Wednesday, July 14, 2010

Scheduling good and the bad

I wish I could schedule the bad stuff in my life to fit neatly into the good stuff so there would be some kind of healthy pattern. Have some good, have some bad. Not "too" much bad at one time. Oh well. I got mail from the lawyer today. My stuff has been scheduled. Next month is the interim hearing about child support. If it happens or not still remains to be seen. Sean has until the 21st (ten days not counting the weekends) to turn over his taxes and other financial info. If he doesn't then I am not sure if it will go to a hearing. Then our mediation and pretrial case management hearing on the same day in September. I like the fact it is in September for several reasons. One, the kids will have already started school and it will be unlikely for a judge to pull the kids out and have them change households. Second, it will give both Cade and Connor some time in therapy with dad and it will remain to be seen if Sean can maintain his effort for that long. Third, Connor will have some time to see what living with dad is really like. Connor in therapy, good thing, Connor getting a heavy dose of reality, good thing. Sean's grip on being mr. nice guy, not happening. Being a parent is a consistent effort that Sean just can not do without huge support. Support, not orders and being told what to do like "the wife" does. Connor isn't going to take kindly to that. I talked with him today. He sounded sad and tired. I asked if he was ok and he said he was but I know just by listening to him something is bothering him. He is at his dad's again. I told him about the teen bonfire tonight in case he wanted to come and told him I felt bad he didn't wake up on Tuesday to say good bye to me and his grandmother before we left. I asked him when he was coming home and he said on Sunday. He was hoping to spend some time with his friends but it hasn't happened so he hopes to do so later this week. I am sure he thought living in town would afford him easy access to his friends and whatever else he wanted to do but it isn't turning out that way. Even there he has to make plans and accommodate other people. *gasp* On top of that he can't walk around downtown and go to the music store to browse and whatever like he could do when he was here. He could jump on the ferry, hang with friends, go around town and be home by 4pm to do group activities. He can't just jump on a bike and take off there like he can here. Oh, well, guess he didn't think things though.


On the way back home on Tuesday I took Sofie to see Sean's parents. Her grandmother was working but her grandfather was home. One of her cousins was there and they got to play together. He is a year older then her. I chatted with Sean's dad and he was saying how Sean's youngest sister (the one who took over Cade's room) is in therapy now. I was telling him about Connor and he was saying she was saying and doing a lot of the same things and she is 21. The whole "my family doesn't love me" stuff. So not true. She is living back at home with he parents now and doesn't take care of Sean's new baby anymore. Too stressful apparently. Now I know why Sean if freaking out about money somewhat. They had cheap and at times free daycare for the two kids with the sister there and now they have to either get daycare or one of them has to stay home. Sean got voted to stay home. I have no doubt he is feeling agoraphobic again. Not to mention "the wife" was practically keeping him going in court last week. Speaking for him except for when he had to talk to the magistrate.

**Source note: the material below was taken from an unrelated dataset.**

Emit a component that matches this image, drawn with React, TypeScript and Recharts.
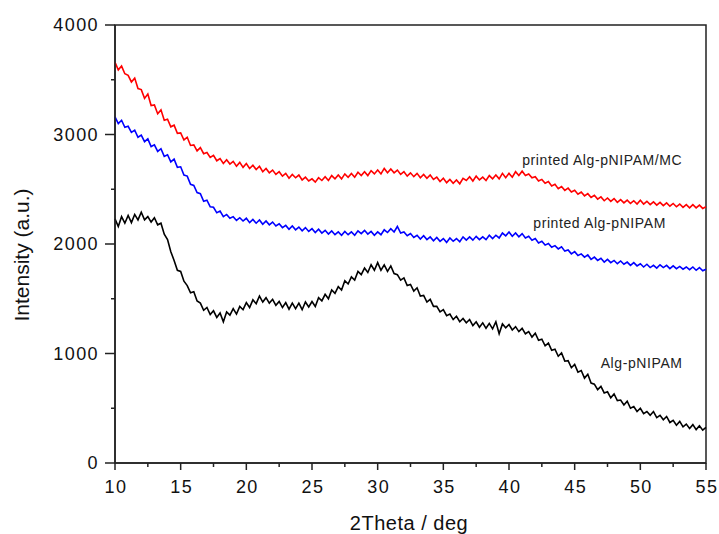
import { LineChart, Line, XAxis, YAxis, ReferenceArea, ReferenceDot } from 'recharts';

// 2Theta runs from 10 to 55 deg in steps of 0.25 deg (181 points per scan)
const startAngle = 10;
const stepAngle = 0.25;

// printed Alg-pNIPAM/MC (red)
const printedMC = [
    3660, 3590, 3625, 3555, 3540, 3480, 3515, 3420, 3410, 3330, 3370, 3265,
    3270, 3190, 3225, 3130, 3140, 3070, 3085, 3010, 3015, 2950, 2975, 2900,
    2905, 2850, 2880, 2825, 2835, 2790, 2810, 2760, 2780, 2735, 2770, 2730,
    2755, 2710, 2745, 2700, 2735, 2690, 2720, 2680, 2710, 2660, 2690, 2650,
    2675, 2635, 2660, 2620, 2645, 2600, 2635, 2605, 2630, 2585, 2610, 2575,
    2595, 2565, 2605, 2580, 2615, 2580, 2625, 2595, 2630, 2595, 2640, 2610,
    2645, 2610, 2655, 2625, 2660, 2625, 2670, 2640, 2675, 2640, 2690, 2650,
    2685, 2650, 2675, 2635, 2660, 2620, 2650, 2615, 2645, 2605, 2635, 2600,
    2630, 2590, 2610, 2570, 2600, 2560, 2590, 2555, 2585, 2550, 2600, 2580,
    2615, 2575, 2620, 2585, 2610, 2580, 2625, 2595, 2630, 2595, 2645, 2605,
    2645, 2610, 2660, 2625, 2665, 2625, 2640, 2605, 2615, 2575, 2590, 2555,
    2570, 2530, 2545, 2505, 2525, 2490, 2510, 2475, 2490, 2455, 2475, 2440,
    2460, 2425, 2445, 2410, 2430, 2395, 2420, 2390, 2415, 2380, 2405, 2375,
    2400, 2370, 2395, 2365, 2400, 2365, 2390, 2360, 2385, 2355, 2380, 2350,
    2375, 2345, 2370, 2340, 2365, 2335, 2360, 2330, 2360, 2330, 2355, 2325,
    2340,
];

// printed Alg-pNIPAM (blue)
const printedAlg = [
    3160, 3100, 3130, 3065, 3075, 3020, 3040, 2975, 2995, 2935, 2960, 2890,
    2905, 2845, 2870, 2800, 2815, 2750, 2775, 2700, 2705, 2630, 2620, 2545,
    2535, 2470, 2460, 2390, 2400, 2340, 2335, 2285, 2300, 2250, 2270, 2235,
    2250, 2215, 2240, 2210, 2235, 2195, 2225, 2190, 2220, 2180, 2210, 2175,
    2200, 2165, 2185, 2150, 2170, 2135, 2165, 2130, 2155, 2120, 2150, 2115,
    2140, 2105, 2135, 2100, 2125, 2090, 2120, 2085, 2110, 2080, 2115, 2085,
    2110, 2080, 2120, 2095, 2125, 2090, 2115, 2080, 2110, 2085, 2130, 2105,
    2140, 2110, 2160, 2100, 2110, 2075, 2095, 2060, 2080, 2045, 2075, 2040,
    2065, 2030, 2060, 2025, 2050, 2015, 2055, 2025, 2050, 2020, 2065, 2035,
    2065, 2035, 2070, 2040, 2065, 2040, 2080, 2050, 2080, 2055, 2100, 2075,
    2110, 2070, 2100, 2065, 2095, 2055, 2070, 2035, 2050, 2010, 2025, 1990,
    2005, 1970, 1985, 1955, 1975, 1935, 1945, 1910, 1930, 1895, 1910, 1880,
    1900, 1860, 1880, 1850, 1870, 1835, 1860, 1830, 1850, 1820, 1845, 1815,
    1835, 1805, 1830, 1800, 1820, 1790, 1815, 1785, 1805, 1780, 1810, 1785,
    1805, 1775, 1800, 1775, 1795, 1770, 1790, 1765, 1790, 1760, 1785, 1755,
    1770,
];

// Alg-pNIPAM (black)
const algPNIPAM = [
    2230, 2160, 2250, 2190, 2260, 2195, 2270, 2220, 2290, 2220, 2250, 2200,
    2240, 2175, 2190, 2090, 2040, 1930, 1850, 1760, 1750, 1660, 1620, 1555,
    1565, 1480, 1460, 1395, 1420, 1355, 1390, 1330, 1370, 1290, 1380, 1350,
    1410, 1360, 1430, 1400, 1465, 1420, 1490, 1455, 1525, 1470, 1510, 1460,
    1495, 1440, 1475, 1420, 1465, 1405, 1460, 1410, 1460, 1400, 1470, 1425,
    1475, 1430, 1510, 1480, 1540, 1500, 1580, 1550, 1610, 1580, 1665, 1635,
    1700, 1670, 1750, 1720, 1780, 1740, 1810, 1760, 1830, 1760, 1810, 1750,
    1800, 1730, 1720, 1670, 1690, 1620, 1630, 1570, 1600, 1525, 1530, 1470,
    1495, 1430, 1430, 1380, 1400, 1345, 1360, 1310, 1340, 1290, 1320, 1280,
    1310, 1255, 1290, 1240, 1280, 1230, 1275, 1225, 1290, 1180, 1270, 1235,
    1265, 1215, 1245, 1200, 1230, 1180, 1200, 1150, 1185, 1120, 1130, 1070,
    1095, 1030, 1040, 975, 1005, 930, 935, 870, 900, 830, 845, 775,
    810, 730, 720, 670, 700, 640, 650, 595, 630, 570, 575, 530,
    565, 500, 515, 470, 500, 450, 470, 435, 470, 415, 435, 395,
    425, 370, 390, 345, 380, 330, 355, 315, 350, 305, 340, 300,
    325,
];

const xTicks = [10, 12.5, 15, 17.5, 20, 22.5, 25, 27.5, 30, 32.5, 35, 37.5, 40, 42.5, 45, 47.5, 50, 52.5, 55];
const yTicks = [0, 500, 1000, 1500, 2000, 2500, 3000, 3500, 4000];

const seriesNames = ["printed Alg-pNIPAM/MC", "printed Alg-pNIPAM", "Alg-pNIPAM"];

const chartData = printedMC.map((v, i) => ({
    x: startAngle + i * stepAngle,
    red: v,
    blue: printedAlg[i],
    black: algPNIPAM[i],
}));

const font = "'Liberation Sans', Arial, sans-serif";
const axisColor = "#222";
const plotLeft = 115;
const plotBottom = 463;

function YTick(props: any) {
    const { y, payload } = props;
    const major = payload.value % 1000 === 0;
    return (
        <g>
            <line x1={plotLeft - (major ? 10 : 4)} x2={plotLeft} y1={y} y2={y} stroke={axisColor} strokeWidth={1.5} />
            {major && (
                <text x={99} y={y} dy={6} textAnchor="end" fontFamily={font} fontSize={18} letterSpacing={1.4} fill="#111">
                    {payload.value}
                </text>
            )}
        </g>
    );
}

function XTick(props: any) {
    const { x, payload } = props;
    const major = payload.value % 5 === 0;
    return (
        <g>
            <line x1={x} x2={x} y1={plotBottom} y2={plotBottom + (major ? 7 : 4)} stroke={axisColor} strokeWidth={1.5} />
            {major && (
                <text x={x + 1} y={493} textAnchor="middle" fontFamily={font} fontSize={18} letterSpacing={1.4} fill="#111">
                    {payload.value}
                </text>
            )}
        </g>
    );
}

function SeriesLabel(text: string) {
    return (props: any) => {
        const { viewBox } = props;
        const cx = viewBox.x + viewBox.width / 2;
        const cy = viewBox.y + viewBox.height / 2;
        return (
            <text x={cx} y={cy} dy={5} textAnchor="middle" fontFamily={font} fontSize={14} letterSpacing={0.6} fill="#222">
                {text}
            </text>
        );
    };
}

export default function App() {
    return (
        <div style={{ position: "absolute", left: 0, top: 0, background: "#fff" }}>
            <LineChart width={719} height={534} data={chartData} margin={{ top: 25, right: 13, bottom: 0, left: 0 }}>
                <XAxis
                    dataKey="x"
                    type="number"
                    domain={[10, 55]}
                    ticks={xTicks}
                    interval={0}
                    height={71}
                    tickLine={false}
                    tick={XTick}
                    axisLine={{ stroke: axisColor, strokeWidth: 1.5 }}
                    label={{
                        content: () => (
                            <text x={409} y={530} textAnchor="middle" fontFamily={font} fontSize={20} letterSpacing={0.5} fill="#111">
                                2Theta / deg
                            </text>
                        ),
                    }}
                />
                <YAxis
                    type="number"
                    domain={[0, 4000]}
                    ticks={yTicks}
                    interval={0}
                    width={115}
                    tickLine={false}
                    tick={YTick}
                    axisLine={{ stroke: axisColor, strokeWidth: 1.5 }}
                    label={{
                        content: () => (
                            <text x={29} y={255} transform="rotate(-90 29 255)" textAnchor="middle" fontFamily={font} fontSize={21} fill="#111">
                                Intensity (a.u.)
                            </text>
                        ),
                    }}
                />
                <ReferenceArea x1={10} x2={55} y1={0} y2={4000} fill="none" stroke={axisColor} strokeWidth={1.5} />
                <Line dataKey="black" stroke="#000000" strokeWidth={1.6} dot={false} isAnimationActive={false} />
                <Line dataKey="blue" stroke="#0000ff" strokeWidth={1.6} dot={false} isAnimationActive={false} />
                <Line dataKey="red" stroke="#ff0000" strokeWidth={1.6} dot={false} isAnimationActive={false} />
                <ReferenceDot x={47.1} y={2767} r={1} fill="none" stroke="none" label={{ content: SeriesLabel(seriesNames[0]) }} />
                <ReferenceDot x={46.9} y={2192} r={1} fill="none" stroke="none" label={{ content: SeriesLabel(seriesNames[1]) }} />
                <ReferenceDot x={50.1} y={913} r={1} fill="none" stroke="none" label={{ content: SeriesLabel(seriesNames[2]) }} />
            </LineChart>
        </div>
    );
}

Anyway, I started my job today of helping out in the morning and evenings with a guy who needs some home care. He got weaker again this year and I feel awful about it. He is such a nice guy. My life is busier now of course. I will get a borrow a golf cart a few times a month but I know my feet are going to be killing me. It was overcast today which was great because it wasn't so darn hot today. I like cloudy days. My house is a mess but I am too tired to do much. I am working on laundry and dishes and various little things. I have to make phone calls today mostly. I finally made an appointment to see someone new just for myself. I meet with her on the 27th. I have already met her and talked with her over the phone several times when she used to work at Will and Connor's school so she also has first hand experience with both boys and I am sure it will give her a unique perspective on what I am dealing with. She has also spoken with Sean some so, no blind spots. I am waiting for a call back from Cade's counselor about his schedule for next week. He doesn't want to see his dad in therapy next week, every other week which I think is a good idea too. He needs time just for him for his own issues. I am just there for a ride and scheduling. Lucky me. If my feet didn't hurt so much I would do more. Sofie has been sleeping for almost five hours today. She was horrible while I was gone this morning. Then she hit Cade, called him a bastard (which the other boy I watch taught her, neither knows what it means), I had to deal with that lovely problem and everything made her cry. EVERYTHING. So I just put her down for a nap. She dropped off like a stone and has been sound asleep since. We went to bed by 8:30 last night and she woke up at 7am this morning. I guess she just needed the rest because a sleepy Sofie is a cranky one. I can't wait to tell Aiden's mom his new "word". I am sure she will be having a conversation with her husband tonight.

I'm done eating my lunch now. Time to go back to the grind.